Ever the optimist for bagging an animation of a decent sized flare going off, I trained the 100mm PST mod on ar12132, and using the autorun feature in firecapture ran off a roughly 8 minute timelapse exposure of it. Sadly, there was no flaring or much else happening, but it does show nicely the movement of plasma in and around this small part of our star.
After getting an overview of wednesdays sun with the little 40mm scope, I decided to use the 100mm PST mod to get in a little closer on some of the features. Here is a close up shot of ar12134, and while looks quite turbulent in this image is unlikely to throw off any flares in the days ahead.

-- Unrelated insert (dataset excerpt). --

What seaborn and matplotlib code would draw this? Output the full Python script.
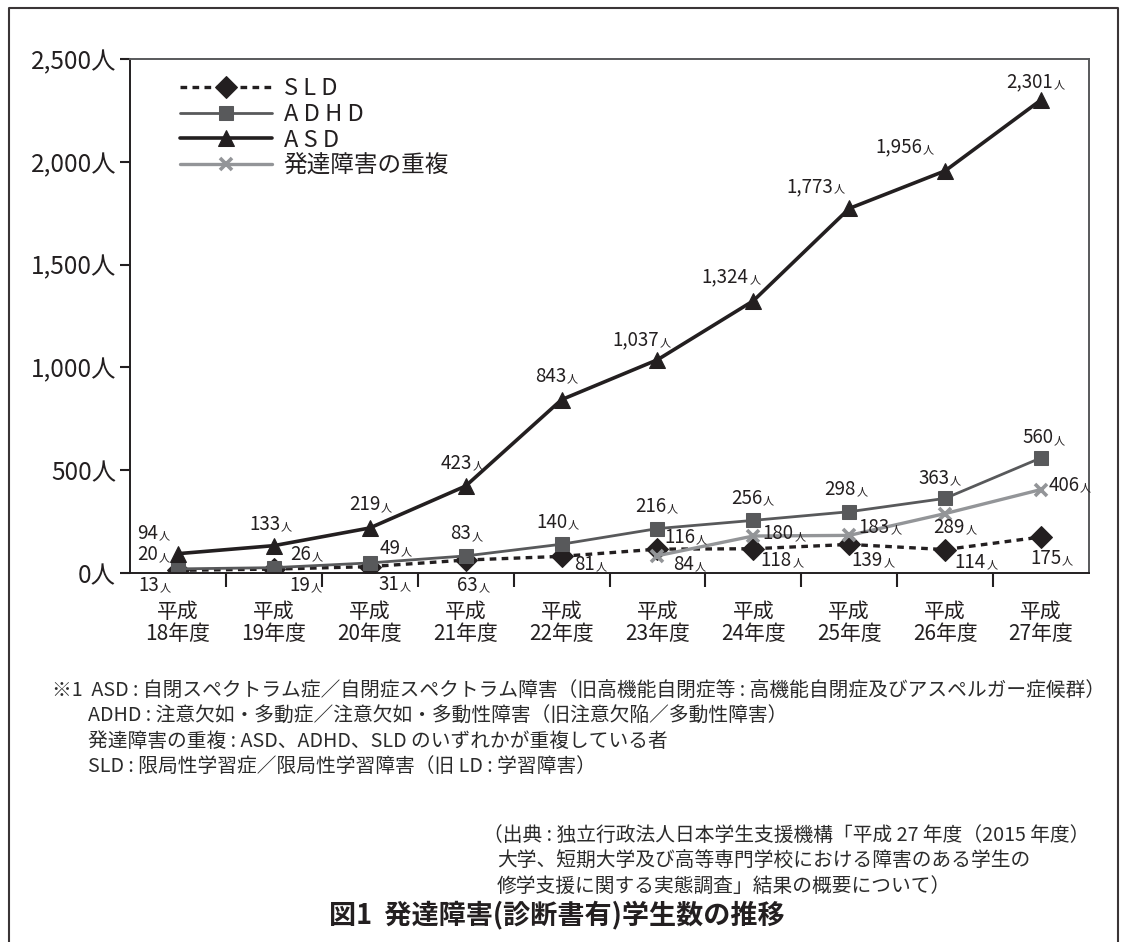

A closeup of the suns eastern limb where the new sunspot could be seen forming, throwing of surging jets of plasma into space. There were some very high velocities involved here as tuning the scopes etalon which shows a doppler shifted view of the sun showed quite a change of appearance of this little region. Taken again with the DS40 at 925mm focal length with the DMK31 camera.
This double stacked view of all the activity on the suns western limb almost gives a 3D appearance with all the filaments and proms seemingly projecting outward off the disk. The image is a little soft as I was pushing then focal length of the little 40mm scope here to 925mm, rather oversampled for the DMK31 camera! Still, presented at this scale the image works quite well!